WHAT IS EXPECTED.
Return precisely the span of lines from the top of the material below to the line containing "ax = fig.add_axes([0.1382, 0.1796, 0.7983, 0.7408])", both included. Pictures are excluded.
— start of SUPPLIED INFORMATION —
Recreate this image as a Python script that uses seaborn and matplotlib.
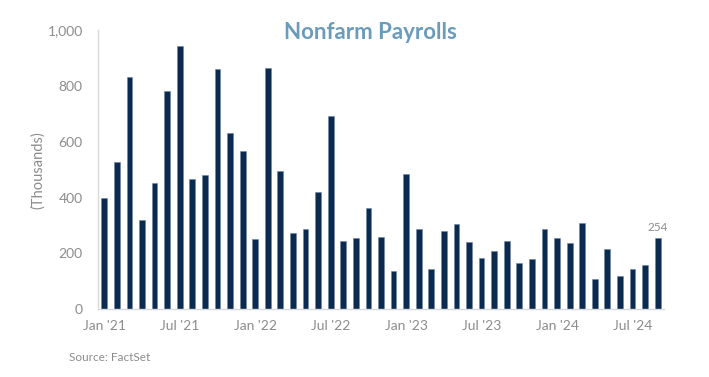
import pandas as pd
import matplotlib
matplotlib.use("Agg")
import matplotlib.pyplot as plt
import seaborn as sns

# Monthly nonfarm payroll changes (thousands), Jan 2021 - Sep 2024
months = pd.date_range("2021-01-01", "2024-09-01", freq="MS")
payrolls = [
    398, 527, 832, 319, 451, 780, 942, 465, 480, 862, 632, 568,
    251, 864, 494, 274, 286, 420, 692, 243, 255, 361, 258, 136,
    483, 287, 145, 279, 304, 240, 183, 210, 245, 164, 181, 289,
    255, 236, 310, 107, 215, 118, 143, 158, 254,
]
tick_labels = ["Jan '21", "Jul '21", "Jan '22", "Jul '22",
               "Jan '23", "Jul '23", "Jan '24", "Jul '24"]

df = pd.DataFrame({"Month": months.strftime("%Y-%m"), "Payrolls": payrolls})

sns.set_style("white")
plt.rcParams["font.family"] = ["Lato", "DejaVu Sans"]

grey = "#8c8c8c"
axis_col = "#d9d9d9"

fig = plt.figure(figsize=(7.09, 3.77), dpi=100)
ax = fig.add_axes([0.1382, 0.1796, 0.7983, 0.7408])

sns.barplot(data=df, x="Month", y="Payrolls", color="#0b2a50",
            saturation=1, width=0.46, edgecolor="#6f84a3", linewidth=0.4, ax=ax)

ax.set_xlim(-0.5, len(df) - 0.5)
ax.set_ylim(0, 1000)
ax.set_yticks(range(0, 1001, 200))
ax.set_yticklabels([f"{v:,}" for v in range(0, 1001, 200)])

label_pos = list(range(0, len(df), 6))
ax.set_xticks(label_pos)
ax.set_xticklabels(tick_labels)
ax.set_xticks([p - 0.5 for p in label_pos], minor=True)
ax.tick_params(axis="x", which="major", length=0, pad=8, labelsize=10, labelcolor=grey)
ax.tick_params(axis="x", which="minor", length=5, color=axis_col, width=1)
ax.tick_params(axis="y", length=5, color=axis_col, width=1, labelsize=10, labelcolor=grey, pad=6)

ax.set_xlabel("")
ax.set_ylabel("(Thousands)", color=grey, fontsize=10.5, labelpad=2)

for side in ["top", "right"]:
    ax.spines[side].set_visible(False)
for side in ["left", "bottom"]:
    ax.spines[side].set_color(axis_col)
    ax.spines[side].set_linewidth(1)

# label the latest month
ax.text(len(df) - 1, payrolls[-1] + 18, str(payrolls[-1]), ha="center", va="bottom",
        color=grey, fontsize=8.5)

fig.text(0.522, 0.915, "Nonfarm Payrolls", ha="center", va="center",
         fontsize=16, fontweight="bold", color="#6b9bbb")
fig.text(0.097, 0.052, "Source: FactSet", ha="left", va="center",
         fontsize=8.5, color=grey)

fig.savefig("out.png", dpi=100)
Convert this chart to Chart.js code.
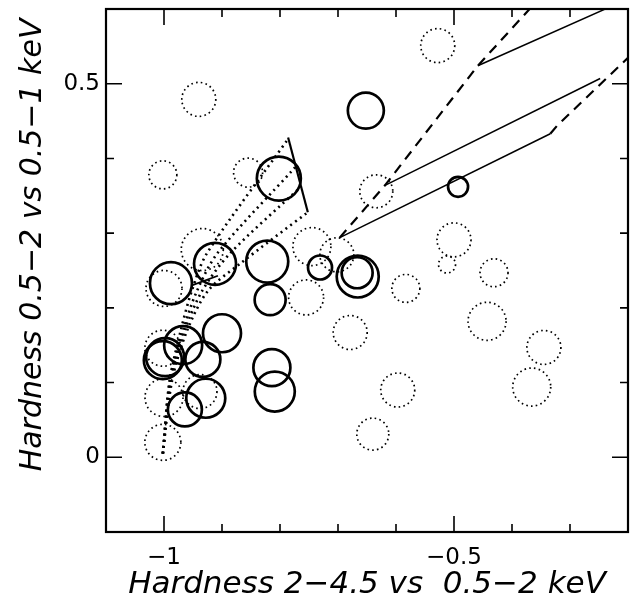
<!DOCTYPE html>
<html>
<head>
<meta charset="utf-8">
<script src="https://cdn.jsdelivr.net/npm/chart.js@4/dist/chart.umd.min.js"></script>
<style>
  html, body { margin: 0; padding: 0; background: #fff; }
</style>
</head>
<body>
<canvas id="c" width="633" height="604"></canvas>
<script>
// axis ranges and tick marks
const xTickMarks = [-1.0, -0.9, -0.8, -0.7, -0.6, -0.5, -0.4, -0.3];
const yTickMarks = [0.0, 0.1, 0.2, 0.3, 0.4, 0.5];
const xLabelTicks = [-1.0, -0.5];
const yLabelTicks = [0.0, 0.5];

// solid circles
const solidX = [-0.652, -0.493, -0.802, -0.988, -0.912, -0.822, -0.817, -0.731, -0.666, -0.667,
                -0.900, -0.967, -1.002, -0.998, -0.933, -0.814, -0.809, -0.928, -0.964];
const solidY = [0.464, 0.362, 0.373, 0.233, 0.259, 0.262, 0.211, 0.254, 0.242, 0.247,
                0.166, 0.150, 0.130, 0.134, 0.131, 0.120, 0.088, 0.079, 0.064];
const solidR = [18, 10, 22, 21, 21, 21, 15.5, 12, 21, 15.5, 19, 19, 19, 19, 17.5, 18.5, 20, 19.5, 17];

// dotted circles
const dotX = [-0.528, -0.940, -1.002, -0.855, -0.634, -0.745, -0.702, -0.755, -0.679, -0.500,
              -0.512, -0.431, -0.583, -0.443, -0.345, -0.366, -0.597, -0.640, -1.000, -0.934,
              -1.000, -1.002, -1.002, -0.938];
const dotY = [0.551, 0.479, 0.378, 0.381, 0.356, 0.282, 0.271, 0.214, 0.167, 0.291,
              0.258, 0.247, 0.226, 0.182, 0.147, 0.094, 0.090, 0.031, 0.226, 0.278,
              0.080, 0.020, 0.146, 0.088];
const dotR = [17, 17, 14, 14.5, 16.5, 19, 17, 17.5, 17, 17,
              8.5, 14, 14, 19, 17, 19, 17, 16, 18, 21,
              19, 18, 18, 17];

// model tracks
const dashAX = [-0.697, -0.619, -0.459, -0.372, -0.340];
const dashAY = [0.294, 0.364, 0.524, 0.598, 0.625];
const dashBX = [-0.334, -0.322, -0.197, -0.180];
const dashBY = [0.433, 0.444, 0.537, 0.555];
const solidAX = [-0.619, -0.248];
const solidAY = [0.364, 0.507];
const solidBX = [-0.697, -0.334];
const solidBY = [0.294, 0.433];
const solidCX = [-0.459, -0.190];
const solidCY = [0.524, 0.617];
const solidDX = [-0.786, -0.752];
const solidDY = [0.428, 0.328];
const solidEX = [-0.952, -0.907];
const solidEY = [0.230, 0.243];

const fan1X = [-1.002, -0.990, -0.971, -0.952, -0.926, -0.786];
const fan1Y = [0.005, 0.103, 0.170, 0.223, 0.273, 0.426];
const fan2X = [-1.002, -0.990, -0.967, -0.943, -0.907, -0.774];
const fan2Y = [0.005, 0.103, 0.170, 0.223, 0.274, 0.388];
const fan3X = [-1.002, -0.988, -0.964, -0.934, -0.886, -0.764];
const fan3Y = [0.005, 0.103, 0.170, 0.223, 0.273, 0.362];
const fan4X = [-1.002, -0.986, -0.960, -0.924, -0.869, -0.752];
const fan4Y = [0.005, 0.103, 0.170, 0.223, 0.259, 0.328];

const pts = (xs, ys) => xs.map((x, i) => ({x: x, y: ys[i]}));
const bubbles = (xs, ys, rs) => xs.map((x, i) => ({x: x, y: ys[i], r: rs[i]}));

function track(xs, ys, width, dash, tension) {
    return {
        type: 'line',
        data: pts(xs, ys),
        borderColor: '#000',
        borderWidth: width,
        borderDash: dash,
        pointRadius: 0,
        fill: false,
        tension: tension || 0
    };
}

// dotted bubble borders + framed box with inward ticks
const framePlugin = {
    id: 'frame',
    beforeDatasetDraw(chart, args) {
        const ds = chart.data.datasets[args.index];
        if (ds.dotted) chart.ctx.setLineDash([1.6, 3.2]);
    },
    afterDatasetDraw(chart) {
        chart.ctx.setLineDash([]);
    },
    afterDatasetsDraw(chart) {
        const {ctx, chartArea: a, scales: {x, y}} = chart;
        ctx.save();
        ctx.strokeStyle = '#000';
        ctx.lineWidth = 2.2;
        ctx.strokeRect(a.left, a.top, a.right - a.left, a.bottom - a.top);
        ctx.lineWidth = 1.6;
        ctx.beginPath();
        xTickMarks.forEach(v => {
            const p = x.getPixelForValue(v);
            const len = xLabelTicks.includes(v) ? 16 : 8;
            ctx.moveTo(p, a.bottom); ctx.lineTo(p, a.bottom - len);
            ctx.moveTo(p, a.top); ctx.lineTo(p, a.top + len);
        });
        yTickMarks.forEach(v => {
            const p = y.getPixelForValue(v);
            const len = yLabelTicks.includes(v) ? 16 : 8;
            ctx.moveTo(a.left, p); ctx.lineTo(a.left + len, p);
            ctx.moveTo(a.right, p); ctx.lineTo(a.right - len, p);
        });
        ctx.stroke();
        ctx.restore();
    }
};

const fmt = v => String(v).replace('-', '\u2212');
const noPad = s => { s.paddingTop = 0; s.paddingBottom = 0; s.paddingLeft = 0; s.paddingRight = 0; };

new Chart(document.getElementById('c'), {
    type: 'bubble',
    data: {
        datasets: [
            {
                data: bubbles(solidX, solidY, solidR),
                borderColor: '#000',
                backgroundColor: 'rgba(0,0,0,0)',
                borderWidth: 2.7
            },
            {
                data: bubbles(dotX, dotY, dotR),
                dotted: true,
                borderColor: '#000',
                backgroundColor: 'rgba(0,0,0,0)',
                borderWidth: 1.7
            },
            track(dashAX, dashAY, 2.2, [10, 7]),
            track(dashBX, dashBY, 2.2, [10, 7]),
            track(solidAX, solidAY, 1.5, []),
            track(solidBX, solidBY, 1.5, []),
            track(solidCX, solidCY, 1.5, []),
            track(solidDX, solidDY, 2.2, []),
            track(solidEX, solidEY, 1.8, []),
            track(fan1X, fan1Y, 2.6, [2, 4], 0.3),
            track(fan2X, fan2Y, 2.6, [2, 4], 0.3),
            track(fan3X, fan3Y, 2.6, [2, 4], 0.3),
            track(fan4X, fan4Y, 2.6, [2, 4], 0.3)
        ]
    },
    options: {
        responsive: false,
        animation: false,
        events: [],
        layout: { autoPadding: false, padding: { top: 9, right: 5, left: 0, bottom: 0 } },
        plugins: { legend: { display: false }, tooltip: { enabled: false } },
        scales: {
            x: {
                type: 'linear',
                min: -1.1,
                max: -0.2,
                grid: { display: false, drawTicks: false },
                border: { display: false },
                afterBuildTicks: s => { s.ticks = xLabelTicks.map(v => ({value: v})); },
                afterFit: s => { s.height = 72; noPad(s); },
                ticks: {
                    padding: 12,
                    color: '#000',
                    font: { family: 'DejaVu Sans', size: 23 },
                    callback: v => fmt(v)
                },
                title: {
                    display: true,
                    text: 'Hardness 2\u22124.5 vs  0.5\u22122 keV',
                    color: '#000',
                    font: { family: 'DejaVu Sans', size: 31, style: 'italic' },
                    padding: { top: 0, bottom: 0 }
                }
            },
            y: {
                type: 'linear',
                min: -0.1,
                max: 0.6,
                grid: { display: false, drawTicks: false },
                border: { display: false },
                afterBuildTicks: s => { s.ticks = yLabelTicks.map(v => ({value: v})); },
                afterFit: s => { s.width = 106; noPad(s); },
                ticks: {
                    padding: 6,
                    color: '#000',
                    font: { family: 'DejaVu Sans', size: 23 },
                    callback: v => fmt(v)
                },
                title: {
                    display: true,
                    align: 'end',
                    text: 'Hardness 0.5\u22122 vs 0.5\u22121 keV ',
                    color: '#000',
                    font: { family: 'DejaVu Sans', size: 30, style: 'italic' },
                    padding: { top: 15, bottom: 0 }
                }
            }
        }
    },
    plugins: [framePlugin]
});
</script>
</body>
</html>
— end of SUPPLIED INFORMATION —
SOLUTION.
Recreate this image as a Python script that uses seaborn and matplotlib.
import pandas as pd
import matplotlib
matplotlib.use("Agg")
import matplotlib.pyplot as plt
import seaborn as sns

# Monthly nonfarm payroll changes (thousands), Jan 2021 - Sep 2024
months = pd.date_range("2021-01-01", "2024-09-01", freq="MS")
payrolls = [
    398, 527, 832, 319, 451, 780, 942, 465, 480, 862, 632, 568,
    251, 864, 494, 274, 286, 420, 692, 243, 255, 361, 258, 136,
    483, 287, 145, 279, 304, 240, 183, 210, 245, 164, 181, 289,
    255, 236, 310, 107, 215, 118, 143, 158, 254,
]
tick_labels = ["Jan '21", "Jul '21", "Jan '22", "Jul '22",
               "Jan '23", "Jul '23", "Jan '24", "Jul '24"]

df = pd.DataFrame({"Month": months.strftime("%Y-%m"), "Payrolls": payrolls})

sns.set_style("white")
plt.rcParams["font.family"] = ["Lato", "DejaVu Sans"]

grey = "#8c8c8c"
axis_col = "#d9d9d9"

fig = plt.figure(figsize=(7.09, 3.77), dpi=100)
ax = fig.add_axes([0.1382, 0.1796, 0.7983, 0.7408])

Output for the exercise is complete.